Dans ce maelstrom de corps nus et contorsionnés, magistralement unis par le style, on distingue des groupes célèbres comme celui du comte Ugolin qui, enfermé à Pise dans la tour de la Faim, finit par dévorer ses enfants. Certains de ces groupes ont pris plus tard leur essor loin de la Porte, tels Les Ombres, Le Penseur ou encore Paolo et Francesca, devenu Le Baiser. D’autres figures comme la Femme accroupie seront incorporées par Rodin dans de nouvelles compositions. Vision grandiose et tragique des passions humaines, La Porte de l’Enfer apparaît comme le génial frontispice où le sculpteur projette son œuvre à venir. Portée par un souffle romantique, elle s’ouvre comme un grand livre où la sculpture du xxe siècle puisera à son tour ses audaces.


Dans le détail…

D’abord intitulée Le Poète, cette figure incarnait Dante, penché au-dessus des cercles de l’Enfer, méditant sur sa création. Extrait de la Porte dès 1888, Le Penseur connut une immense popularité.

L’Enfant prodigue se jette à genoux et, levant les bras au ciel, implore le pardon du père. Mais la chute est irrémédiable. On le voit à droite, repris dans le groupe Fugit amor, glisser vers l’abîme.

Paolo aimait Francesca.
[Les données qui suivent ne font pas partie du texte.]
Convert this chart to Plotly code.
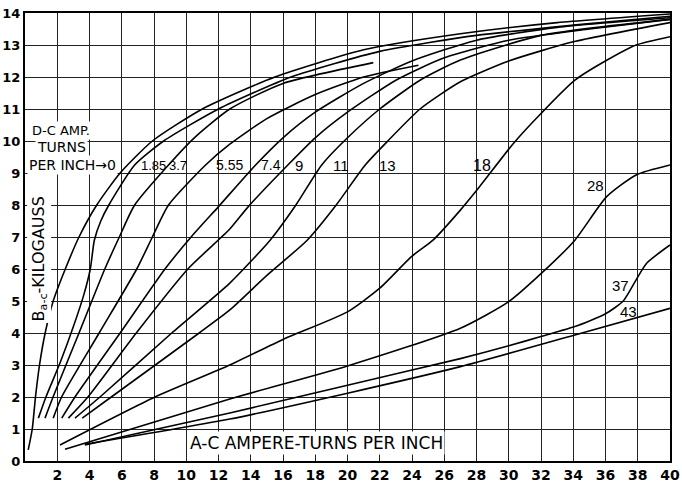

Époux de la belle, Gianciotto surprit leur étreinte et les poignarda. Le couple immortalisé par Dante est à l’origine du Baiser, « grand bibelot » promis à un succès mondial.

Ces Ombres douloureuses représentent les âmes des trois damnés qui, dans le poème de Dante, désignent l’inscription placée au seuil de l’Enfer : « Vous qui entrez, abandonnez toute espérance ».

Baudelaire est, avec Dante, le grand inspirateur de Rodin. Intitulée Je suis belle, cette étreinte passionnée s’inspire du vers célèbre : « Je suis belle, ô mortels ! comme un rêve de pierre ».

Agrippé à la corniche, il tente d’échapper à son sort, mais la chute est inéluctable. L’Homme qui tombe est l’une des nombreuses figures en ronde bosse qui donnent à la Porte sa profondeur vertigineuse.